After much persuading, Sgt. R. agrees to meet Allen for a
filmed interview, for which the images of war serve as a
backdrop. He seems like a well-meaning, average soldier,
not very articulate as she questions him -- sometimes
rather aggressively -- about his experiences and
reactions. He's almost schizophrenic in his responses at
times, expressing shock and dismay but also indicating
that he plans to re-enlist and go back. Any experience
that can make someone say, "I killed a kid one time --
I mean, I did the right thing," is one that needs to be
explored, and this simple, affecting film does just that.
Marc Mohan, The Oregonian
Penny Allen’s unexpected encounter with a soldier just
hours out of Iraq in 2004 has led to an unexpected film
in which the hell of war is documented by revealing
footage offered the filmmaker by the soldier himself
at the same time that his often incoherent reflections
on his experiences provide more insight into that hell
than he himself seems able to understand.

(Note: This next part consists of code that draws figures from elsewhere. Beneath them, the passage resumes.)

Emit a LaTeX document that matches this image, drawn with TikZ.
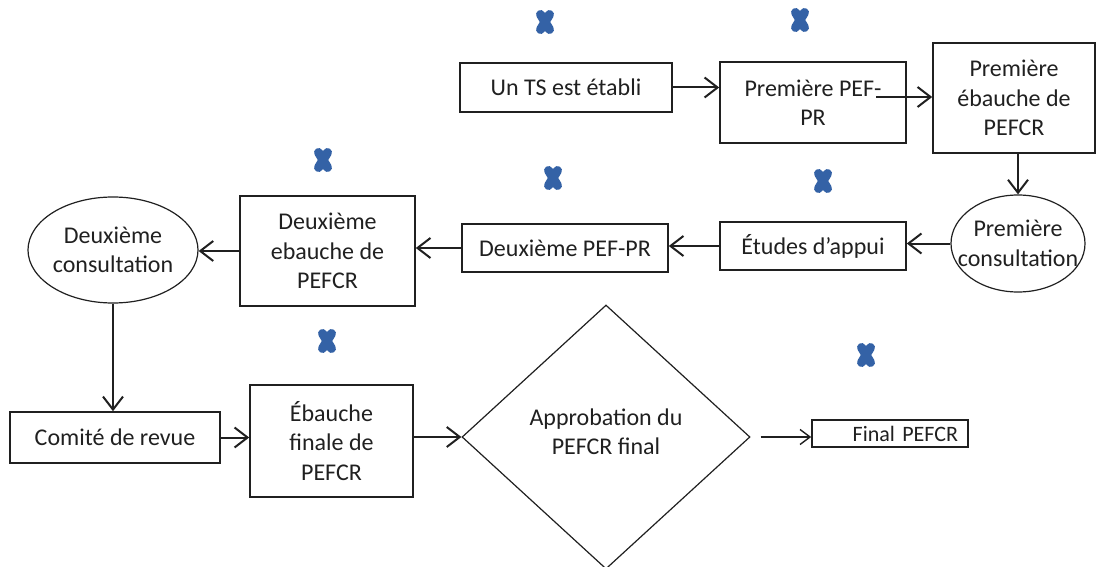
\documentclass[tikz,border=0pt]{standalone}
\usepackage{fontspec}
\setmainfont{Carlito}
\usetikzlibrary{shapes.geometric,arrows.meta}
\definecolor{xblue}{RGB}{52,98,166}
\definecolor{ink}{RGB}{32,32,32}

\begin{document}
\begin{tikzpicture}[x=1pt,y=-1pt,
  every node/.style={font=\fontsize{24}{29.5}\selectfont, text=ink},
  box/.style={draw=ink, line width=1.6pt, align=center, inner sep=0pt},
  oval/.style={ellipse, draw=ink, line width=1.2pt, inner sep=0pt},
  rhomb/.style={diamond, draw=ink, line width=1.2pt, inner sep=0pt},
  flow/.style={draw=ink, line width=2pt, -{Straight Barb[length=13pt,width=20pt,line width=2pt]}},
  thinflow/.style={draw=ink, line width=1.4pt, -{Straight Barb[length=10pt,width=15pt,line width=1.4pt]}},
  xmark/.pic={\draw[xblue, line width=9pt, line cap=round] (-4.5,-7.5) -- (4.5,7.5) (-4.5,7.5) -- (4.5,-7.5);}
]
\useasboundingbox (0,0) rectangle (1105,567);

% top row
\node[box, minimum width=212pt, minimum height=49pt] (ts) at (566,87.5) {Un TS est établi};
\node[box, minimum width=186pt, minimum height=81pt] (pef1) at (813,102.5) {Première PEF-\\PR};
\node[box, minimum width=162pt, minimum height=110pt] (eb1) at (1014,98) {Première\\ébauche de\\PEFCR};

% middle row
\node[oval, minimum width=134pt, minimum height=97pt] (cons1) at (1018,243.5) {};
\node[align=center] at (cons1) {Première\\consultation};
\node[box, minimum width=186pt, minimum height=48pt] (etu) at (813,246) {Études d’appui};
\node[box, minimum width=206pt, minimum height=48pt] (pef2) at (565,248) {Deuxième PEF-PR};
\node[box, minimum width=175pt, minimum height=110pt] (eb2) at (327.5,251) {Deuxième\\ebauche de\\PEFCR};
\node[oval, minimum width=170pt, minimum height=106pt] (cons2) at (113,250) {};
\node[align=center] at (cons2) {Deuxième\\consultation};

% bottom row
\node[box, minimum width=210pt, minimum height=51pt] (rev) at (115,437.5) {Comité de revue};
\node[box, minimum width=163pt, minimum height=112pt] (ebf) at (331.5,441) {Ébauche\\finale de\\PEFCR};
\node[rhomb, minimum width=288pt, minimum height=264pt] (appr) at (606,437) {};
\node[align=center] at ([yshift=5pt]appr.center) {Approbation du\\PEFCR final};
\node[draw=ink, line width=1.6pt, minimum width=156pt, minimum height=27pt,
      text width=136pt, inner xsep=10pt, inner ysep=0pt, align=right,
      font=\fontsize{22}{24}\selectfont] (fin) at (890,433.5) {Final PEFCR};

% connectors
\coordinate (p1out) at (876,97);
\coordinate (apout) at ([xshift=10pt]appr.east);
\draw[flow] (ts.east) -- (pef1.west |- ts.east);
\draw[flow] (p1out) -- (eb1.west |- p1out);
\draw[flow] (eb1.south -| cons1.north) -- (cons1.north);
\draw[flow] (cons1.west) -- (etu.east |- cons1.west);
\draw[flow] (etu.west) -- (pef2.east |- etu.west);
\draw[flow] (pef2.west) -- (eb2.east |- pef2.west);
\draw[flow] (eb2.west) -- (cons2.east |- eb2.west);
\draw[flow] (cons2.south) -- (rev.north -| cons2.south);
\draw[flow] (rev.east) -- (ebf.west |- rev.east);
\draw[flow] (ebf.east |- appr.west) -- (appr.west);
\draw[thinflow] (apout) -- (fin.west |- apout);

% blue markers
\pic at (545,22) {xmark};
\pic at (800,20) {xmark};
\pic at (323,160) {xmark};
\pic at (553,178) {xmark};
\pic at (823,181) {xmark};
\pic at (327,341) {xmark};
\pic at (866,355) {xmark};
\end{tikzpicture}
\end{document}
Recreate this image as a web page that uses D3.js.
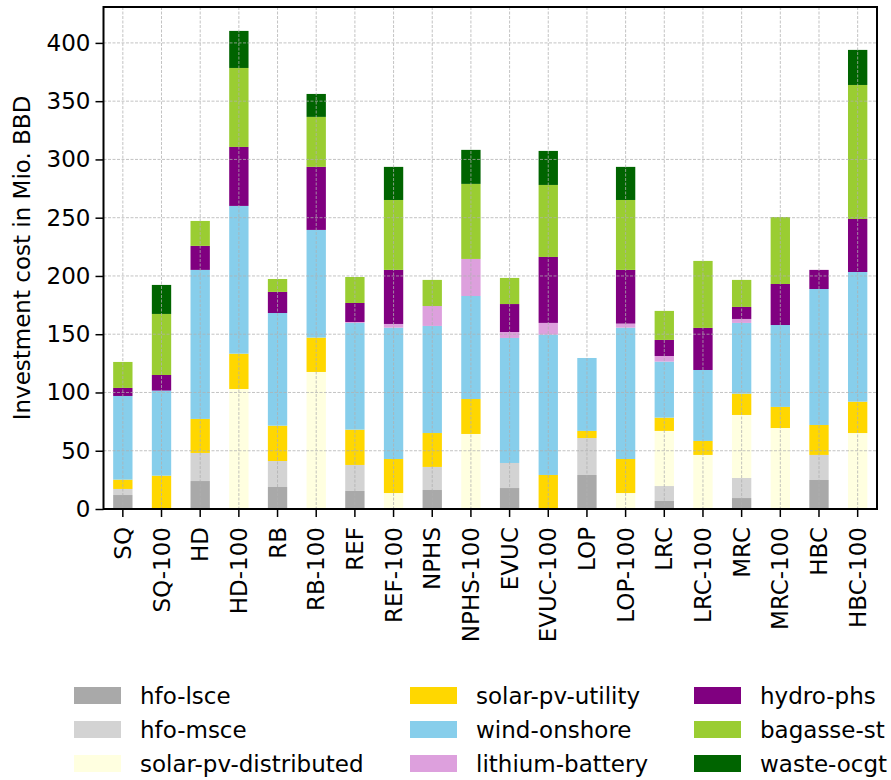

The Soldier’s Tale is a unique--and uniquely
Elinor Langer, author, A Hundred Little Hitlers
I find this it to be one of the most poignantly
revealing war stories I have viewed on screen.
Roland Atkinson, M.D. (psychiatrist),
excerpt from review on his website AtkinsonOnFilm
An infinitely complex story, because many things happen
in this film, The Soldier’s Tale….we discover a young man
with an innocent face, someone who has seen horrors and
who relates them without really condemning them, perhaps
even with a certain excitement. We see Penny, an American
living in Paris, alienated from her country at war,
touched by this young man who doesn’t say what she
hoped he would say, who says things that shock her.
What happens between the two characters, the soldier
and Penny, the narrator, is absolutely fascinating.
The Soldier’s Tale is not a political film but a
psychological fable whose moral eludes us, because
there is no moral in psychology. If we are expecting
a classical documentary, we are troubled by the
narrator who suddenly finds herself torn. All
political discourse is overwhelmed by the unexpected
tale of this soldier….we are witness to a live debate
between nothing less than good and evil.
We are shaken, turned upside down, and how
wonderful that is.
The Soldier’s Tale is the story of the distance between
political discourse, always ultimately simplistic because
it comes out of one’s head, and the infinitely more
complex and more obscure truth of real life, the
soul that cannot be reduced to concepts.